From the records below, copy out exactly the lines from the one containing "Output the Python" to the one containing "from bokeh.resources import INLINE", both included. Add nothing else.

··· Source material ···

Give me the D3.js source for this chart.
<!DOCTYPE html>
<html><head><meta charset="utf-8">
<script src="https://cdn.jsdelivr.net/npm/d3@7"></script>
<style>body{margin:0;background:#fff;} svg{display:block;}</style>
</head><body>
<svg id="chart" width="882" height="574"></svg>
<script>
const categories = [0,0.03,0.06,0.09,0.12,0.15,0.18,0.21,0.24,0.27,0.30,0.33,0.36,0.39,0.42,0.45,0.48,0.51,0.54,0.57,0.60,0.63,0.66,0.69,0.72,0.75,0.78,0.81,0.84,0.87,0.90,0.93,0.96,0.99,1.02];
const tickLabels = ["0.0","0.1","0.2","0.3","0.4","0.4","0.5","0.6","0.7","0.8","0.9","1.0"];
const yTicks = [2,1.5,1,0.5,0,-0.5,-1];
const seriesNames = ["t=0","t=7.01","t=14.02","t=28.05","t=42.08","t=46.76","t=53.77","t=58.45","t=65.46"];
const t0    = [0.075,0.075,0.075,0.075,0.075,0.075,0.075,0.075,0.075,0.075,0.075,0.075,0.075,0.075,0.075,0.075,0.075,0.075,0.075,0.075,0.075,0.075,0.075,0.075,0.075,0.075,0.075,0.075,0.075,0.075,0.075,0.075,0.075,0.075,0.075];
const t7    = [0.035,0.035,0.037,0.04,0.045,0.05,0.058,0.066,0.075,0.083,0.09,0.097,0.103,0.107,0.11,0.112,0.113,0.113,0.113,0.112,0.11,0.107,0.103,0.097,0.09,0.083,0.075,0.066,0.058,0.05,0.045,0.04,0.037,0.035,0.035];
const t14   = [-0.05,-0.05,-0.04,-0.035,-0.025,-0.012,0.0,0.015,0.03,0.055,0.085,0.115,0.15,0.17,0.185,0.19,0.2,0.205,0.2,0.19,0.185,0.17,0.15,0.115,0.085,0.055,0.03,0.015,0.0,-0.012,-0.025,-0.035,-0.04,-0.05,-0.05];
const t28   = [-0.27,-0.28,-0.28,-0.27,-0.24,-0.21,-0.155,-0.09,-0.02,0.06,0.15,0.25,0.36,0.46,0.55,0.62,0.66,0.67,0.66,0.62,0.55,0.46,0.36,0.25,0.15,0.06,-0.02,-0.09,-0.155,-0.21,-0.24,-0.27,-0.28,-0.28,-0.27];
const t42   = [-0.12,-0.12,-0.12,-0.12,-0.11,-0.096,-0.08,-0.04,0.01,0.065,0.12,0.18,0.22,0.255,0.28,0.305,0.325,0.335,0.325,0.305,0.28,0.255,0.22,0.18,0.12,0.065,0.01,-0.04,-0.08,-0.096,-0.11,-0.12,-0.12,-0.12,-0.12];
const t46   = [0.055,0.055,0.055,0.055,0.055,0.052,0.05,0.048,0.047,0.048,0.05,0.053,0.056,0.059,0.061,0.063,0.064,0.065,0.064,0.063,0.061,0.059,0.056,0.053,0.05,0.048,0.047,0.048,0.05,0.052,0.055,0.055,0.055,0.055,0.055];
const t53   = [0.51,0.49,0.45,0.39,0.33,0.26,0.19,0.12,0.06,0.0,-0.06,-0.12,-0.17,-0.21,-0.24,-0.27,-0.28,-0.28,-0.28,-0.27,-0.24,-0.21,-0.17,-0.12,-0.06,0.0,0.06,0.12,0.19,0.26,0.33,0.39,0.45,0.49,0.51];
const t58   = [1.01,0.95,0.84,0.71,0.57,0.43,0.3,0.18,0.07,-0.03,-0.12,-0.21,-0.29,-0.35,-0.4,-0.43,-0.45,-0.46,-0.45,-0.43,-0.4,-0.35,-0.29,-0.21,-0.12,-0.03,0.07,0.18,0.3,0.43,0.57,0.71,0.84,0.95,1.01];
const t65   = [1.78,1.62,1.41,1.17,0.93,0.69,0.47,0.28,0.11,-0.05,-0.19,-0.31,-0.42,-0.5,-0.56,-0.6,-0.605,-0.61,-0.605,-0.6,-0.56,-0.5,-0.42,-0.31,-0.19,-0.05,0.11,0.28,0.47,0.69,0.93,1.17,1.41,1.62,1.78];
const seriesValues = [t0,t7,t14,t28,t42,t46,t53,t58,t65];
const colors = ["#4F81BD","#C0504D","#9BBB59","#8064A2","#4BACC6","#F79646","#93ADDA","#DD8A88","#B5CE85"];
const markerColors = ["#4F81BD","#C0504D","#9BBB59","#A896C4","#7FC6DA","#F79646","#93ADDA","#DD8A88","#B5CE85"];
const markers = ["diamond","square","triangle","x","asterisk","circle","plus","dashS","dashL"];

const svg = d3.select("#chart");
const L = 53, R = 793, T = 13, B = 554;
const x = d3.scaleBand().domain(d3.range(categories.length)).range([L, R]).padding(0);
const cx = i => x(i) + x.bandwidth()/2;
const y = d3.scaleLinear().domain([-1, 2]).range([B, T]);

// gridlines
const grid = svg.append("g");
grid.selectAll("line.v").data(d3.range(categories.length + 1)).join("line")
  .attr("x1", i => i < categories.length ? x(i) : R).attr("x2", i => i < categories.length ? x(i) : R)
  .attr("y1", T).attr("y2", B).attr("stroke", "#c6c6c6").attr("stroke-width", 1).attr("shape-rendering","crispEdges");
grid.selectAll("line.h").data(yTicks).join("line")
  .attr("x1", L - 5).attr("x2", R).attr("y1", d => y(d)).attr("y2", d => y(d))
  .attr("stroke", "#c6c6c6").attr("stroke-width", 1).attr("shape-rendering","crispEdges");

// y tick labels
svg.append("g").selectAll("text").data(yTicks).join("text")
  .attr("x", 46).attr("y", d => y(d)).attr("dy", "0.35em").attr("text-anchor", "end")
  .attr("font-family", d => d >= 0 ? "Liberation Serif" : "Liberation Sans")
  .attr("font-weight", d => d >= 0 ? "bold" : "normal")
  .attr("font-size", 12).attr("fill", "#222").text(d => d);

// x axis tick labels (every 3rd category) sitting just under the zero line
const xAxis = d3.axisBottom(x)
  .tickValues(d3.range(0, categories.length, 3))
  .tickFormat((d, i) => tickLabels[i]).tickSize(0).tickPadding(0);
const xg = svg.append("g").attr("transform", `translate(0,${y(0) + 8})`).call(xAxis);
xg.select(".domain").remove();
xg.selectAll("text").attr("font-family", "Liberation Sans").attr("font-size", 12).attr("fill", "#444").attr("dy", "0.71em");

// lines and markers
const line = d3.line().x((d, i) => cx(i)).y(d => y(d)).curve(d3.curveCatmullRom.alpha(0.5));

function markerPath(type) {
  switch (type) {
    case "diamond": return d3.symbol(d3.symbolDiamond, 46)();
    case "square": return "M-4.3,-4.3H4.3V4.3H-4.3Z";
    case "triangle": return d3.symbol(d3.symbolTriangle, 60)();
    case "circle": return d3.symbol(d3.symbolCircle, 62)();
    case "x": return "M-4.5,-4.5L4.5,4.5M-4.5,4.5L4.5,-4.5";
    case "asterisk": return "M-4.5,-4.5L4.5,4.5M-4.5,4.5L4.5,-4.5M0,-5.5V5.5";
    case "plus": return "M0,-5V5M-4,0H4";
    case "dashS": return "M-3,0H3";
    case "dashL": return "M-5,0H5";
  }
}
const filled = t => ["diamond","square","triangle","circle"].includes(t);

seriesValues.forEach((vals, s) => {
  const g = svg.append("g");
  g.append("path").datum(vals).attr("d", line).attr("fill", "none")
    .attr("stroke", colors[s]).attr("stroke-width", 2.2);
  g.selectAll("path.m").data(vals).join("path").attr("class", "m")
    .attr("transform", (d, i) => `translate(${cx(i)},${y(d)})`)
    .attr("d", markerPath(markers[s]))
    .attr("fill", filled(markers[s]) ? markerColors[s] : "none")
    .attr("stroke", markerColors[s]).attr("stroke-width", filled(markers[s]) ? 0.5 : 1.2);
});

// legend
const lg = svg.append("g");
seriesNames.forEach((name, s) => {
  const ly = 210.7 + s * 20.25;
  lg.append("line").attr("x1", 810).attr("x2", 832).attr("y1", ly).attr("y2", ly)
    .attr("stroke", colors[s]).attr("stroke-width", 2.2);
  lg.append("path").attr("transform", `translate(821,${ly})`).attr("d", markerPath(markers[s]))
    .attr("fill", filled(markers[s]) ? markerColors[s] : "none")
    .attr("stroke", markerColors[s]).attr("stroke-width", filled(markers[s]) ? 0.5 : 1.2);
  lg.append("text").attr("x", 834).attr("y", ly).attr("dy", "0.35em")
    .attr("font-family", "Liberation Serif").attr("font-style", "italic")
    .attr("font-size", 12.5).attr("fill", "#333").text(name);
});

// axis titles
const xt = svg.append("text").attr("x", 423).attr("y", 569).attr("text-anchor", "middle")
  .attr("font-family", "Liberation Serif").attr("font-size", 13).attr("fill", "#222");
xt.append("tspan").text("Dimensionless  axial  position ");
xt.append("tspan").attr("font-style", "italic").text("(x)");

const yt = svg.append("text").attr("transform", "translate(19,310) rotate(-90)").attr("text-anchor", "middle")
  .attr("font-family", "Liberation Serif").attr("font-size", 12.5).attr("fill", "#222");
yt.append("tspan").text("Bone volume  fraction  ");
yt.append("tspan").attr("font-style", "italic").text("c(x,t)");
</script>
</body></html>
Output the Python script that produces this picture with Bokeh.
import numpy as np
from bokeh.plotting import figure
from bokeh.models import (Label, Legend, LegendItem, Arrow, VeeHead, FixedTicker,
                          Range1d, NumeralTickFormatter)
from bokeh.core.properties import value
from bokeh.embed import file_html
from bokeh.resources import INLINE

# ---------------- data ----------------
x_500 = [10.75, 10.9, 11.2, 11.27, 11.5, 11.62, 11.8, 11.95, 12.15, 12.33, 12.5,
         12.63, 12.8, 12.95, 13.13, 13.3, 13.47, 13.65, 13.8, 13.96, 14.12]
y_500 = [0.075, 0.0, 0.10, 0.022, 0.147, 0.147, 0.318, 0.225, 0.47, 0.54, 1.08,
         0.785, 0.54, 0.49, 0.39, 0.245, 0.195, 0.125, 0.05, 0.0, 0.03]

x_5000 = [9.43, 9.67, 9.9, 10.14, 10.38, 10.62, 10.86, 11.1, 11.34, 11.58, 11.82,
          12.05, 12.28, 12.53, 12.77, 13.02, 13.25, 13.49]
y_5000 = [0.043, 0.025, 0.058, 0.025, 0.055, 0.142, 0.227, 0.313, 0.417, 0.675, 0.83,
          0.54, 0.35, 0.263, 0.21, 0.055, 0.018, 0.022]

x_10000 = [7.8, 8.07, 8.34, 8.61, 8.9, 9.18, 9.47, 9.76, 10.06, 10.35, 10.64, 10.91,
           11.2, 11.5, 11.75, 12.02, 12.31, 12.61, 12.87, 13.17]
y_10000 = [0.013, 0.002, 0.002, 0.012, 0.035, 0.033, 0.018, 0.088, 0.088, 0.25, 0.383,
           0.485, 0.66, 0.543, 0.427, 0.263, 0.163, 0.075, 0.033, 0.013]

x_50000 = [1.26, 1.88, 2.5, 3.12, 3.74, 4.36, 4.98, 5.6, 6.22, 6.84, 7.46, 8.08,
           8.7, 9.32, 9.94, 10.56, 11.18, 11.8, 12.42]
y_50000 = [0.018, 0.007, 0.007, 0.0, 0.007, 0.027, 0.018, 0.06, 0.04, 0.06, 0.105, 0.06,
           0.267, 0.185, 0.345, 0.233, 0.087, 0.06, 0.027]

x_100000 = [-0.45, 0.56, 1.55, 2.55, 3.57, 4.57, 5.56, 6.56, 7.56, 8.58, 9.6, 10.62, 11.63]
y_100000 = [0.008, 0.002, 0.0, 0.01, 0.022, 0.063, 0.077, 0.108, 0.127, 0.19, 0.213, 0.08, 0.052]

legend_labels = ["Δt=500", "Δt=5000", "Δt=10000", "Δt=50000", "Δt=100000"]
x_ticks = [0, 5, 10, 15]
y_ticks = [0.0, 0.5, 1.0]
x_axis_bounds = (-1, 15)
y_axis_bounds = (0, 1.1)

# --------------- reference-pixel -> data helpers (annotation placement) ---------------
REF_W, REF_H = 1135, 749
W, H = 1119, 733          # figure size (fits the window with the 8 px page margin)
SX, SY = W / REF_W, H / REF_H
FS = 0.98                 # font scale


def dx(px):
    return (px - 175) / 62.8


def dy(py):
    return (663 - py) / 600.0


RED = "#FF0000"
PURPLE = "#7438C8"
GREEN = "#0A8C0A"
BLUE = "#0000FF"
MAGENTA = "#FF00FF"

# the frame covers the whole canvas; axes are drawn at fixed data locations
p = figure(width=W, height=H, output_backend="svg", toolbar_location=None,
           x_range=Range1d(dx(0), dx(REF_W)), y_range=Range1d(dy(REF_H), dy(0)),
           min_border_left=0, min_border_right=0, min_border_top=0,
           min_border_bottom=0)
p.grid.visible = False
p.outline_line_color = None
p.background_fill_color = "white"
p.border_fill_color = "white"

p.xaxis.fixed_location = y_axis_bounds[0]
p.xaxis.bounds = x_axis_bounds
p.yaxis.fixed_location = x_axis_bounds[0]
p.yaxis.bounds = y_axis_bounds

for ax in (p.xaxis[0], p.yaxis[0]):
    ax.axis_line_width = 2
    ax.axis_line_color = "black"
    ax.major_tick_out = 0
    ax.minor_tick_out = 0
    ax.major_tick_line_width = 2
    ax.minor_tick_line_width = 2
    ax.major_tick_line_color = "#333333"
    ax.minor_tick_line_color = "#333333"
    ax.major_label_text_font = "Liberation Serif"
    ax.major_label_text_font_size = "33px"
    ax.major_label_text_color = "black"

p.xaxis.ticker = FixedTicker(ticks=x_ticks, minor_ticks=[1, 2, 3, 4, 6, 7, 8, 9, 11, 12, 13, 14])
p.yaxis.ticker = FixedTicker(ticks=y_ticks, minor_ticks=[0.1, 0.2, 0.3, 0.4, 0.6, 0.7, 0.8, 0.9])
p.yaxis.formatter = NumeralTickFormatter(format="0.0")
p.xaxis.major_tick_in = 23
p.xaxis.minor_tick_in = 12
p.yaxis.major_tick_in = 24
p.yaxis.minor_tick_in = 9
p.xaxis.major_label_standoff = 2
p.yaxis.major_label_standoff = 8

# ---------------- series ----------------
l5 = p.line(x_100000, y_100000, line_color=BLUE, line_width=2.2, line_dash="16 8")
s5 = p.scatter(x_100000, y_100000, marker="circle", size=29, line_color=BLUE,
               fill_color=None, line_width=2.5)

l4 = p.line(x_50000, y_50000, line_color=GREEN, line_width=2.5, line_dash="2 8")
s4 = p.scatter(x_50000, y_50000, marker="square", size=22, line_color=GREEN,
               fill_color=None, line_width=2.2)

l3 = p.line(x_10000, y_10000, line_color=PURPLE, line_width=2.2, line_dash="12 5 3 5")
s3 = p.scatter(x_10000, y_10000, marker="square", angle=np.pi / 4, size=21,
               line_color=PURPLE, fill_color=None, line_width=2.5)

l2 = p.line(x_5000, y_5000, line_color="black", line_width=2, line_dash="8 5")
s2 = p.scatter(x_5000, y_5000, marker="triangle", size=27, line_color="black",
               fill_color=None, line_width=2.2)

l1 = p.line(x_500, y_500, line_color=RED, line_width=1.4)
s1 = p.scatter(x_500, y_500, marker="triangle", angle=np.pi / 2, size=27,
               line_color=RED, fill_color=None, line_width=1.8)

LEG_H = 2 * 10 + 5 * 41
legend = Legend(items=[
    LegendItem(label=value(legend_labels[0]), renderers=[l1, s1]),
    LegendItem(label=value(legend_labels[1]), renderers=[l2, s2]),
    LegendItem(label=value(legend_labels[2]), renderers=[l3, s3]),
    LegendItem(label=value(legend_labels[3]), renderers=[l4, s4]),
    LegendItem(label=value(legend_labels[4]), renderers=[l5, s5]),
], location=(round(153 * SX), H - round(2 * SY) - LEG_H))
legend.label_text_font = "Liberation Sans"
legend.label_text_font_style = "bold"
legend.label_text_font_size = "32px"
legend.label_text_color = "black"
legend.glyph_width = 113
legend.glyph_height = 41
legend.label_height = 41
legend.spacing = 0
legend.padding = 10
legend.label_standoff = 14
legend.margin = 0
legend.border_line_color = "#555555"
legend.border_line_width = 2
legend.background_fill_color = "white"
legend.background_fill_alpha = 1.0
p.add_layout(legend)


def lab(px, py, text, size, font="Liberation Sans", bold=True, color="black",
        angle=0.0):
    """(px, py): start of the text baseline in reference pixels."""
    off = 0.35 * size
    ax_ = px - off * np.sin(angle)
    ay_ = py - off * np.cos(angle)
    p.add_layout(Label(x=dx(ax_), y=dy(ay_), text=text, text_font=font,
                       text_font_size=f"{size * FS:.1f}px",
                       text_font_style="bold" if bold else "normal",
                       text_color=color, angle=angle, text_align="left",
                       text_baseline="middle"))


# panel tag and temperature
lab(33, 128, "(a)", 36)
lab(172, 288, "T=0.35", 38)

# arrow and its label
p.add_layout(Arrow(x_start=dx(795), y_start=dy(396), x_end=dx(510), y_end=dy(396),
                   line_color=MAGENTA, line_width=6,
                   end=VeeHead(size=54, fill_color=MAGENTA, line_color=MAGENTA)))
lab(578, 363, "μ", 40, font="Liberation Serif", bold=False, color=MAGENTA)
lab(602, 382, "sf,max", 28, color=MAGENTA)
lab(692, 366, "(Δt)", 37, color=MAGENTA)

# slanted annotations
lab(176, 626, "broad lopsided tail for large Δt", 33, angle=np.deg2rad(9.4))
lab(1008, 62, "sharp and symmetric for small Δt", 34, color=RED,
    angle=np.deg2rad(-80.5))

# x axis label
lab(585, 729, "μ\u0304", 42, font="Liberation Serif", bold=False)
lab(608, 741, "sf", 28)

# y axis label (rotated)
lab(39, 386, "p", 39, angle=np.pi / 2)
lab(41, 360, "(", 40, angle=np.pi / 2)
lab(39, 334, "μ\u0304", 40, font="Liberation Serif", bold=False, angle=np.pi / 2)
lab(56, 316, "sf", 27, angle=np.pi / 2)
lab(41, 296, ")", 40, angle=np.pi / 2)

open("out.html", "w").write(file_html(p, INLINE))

···

Reply to the exercise:
Output the Python script that produces this picture with Bokeh.
import numpy as np
from bokeh.plotting import figure
from bokeh.models import (Label, Legend, LegendItem, Arrow, VeeHead, FixedTicker,
                          Range1d, NumeralTickFormatter)
from bokeh.core.properties import value
from bokeh.embed import file_html
from bokeh.resources import INLINE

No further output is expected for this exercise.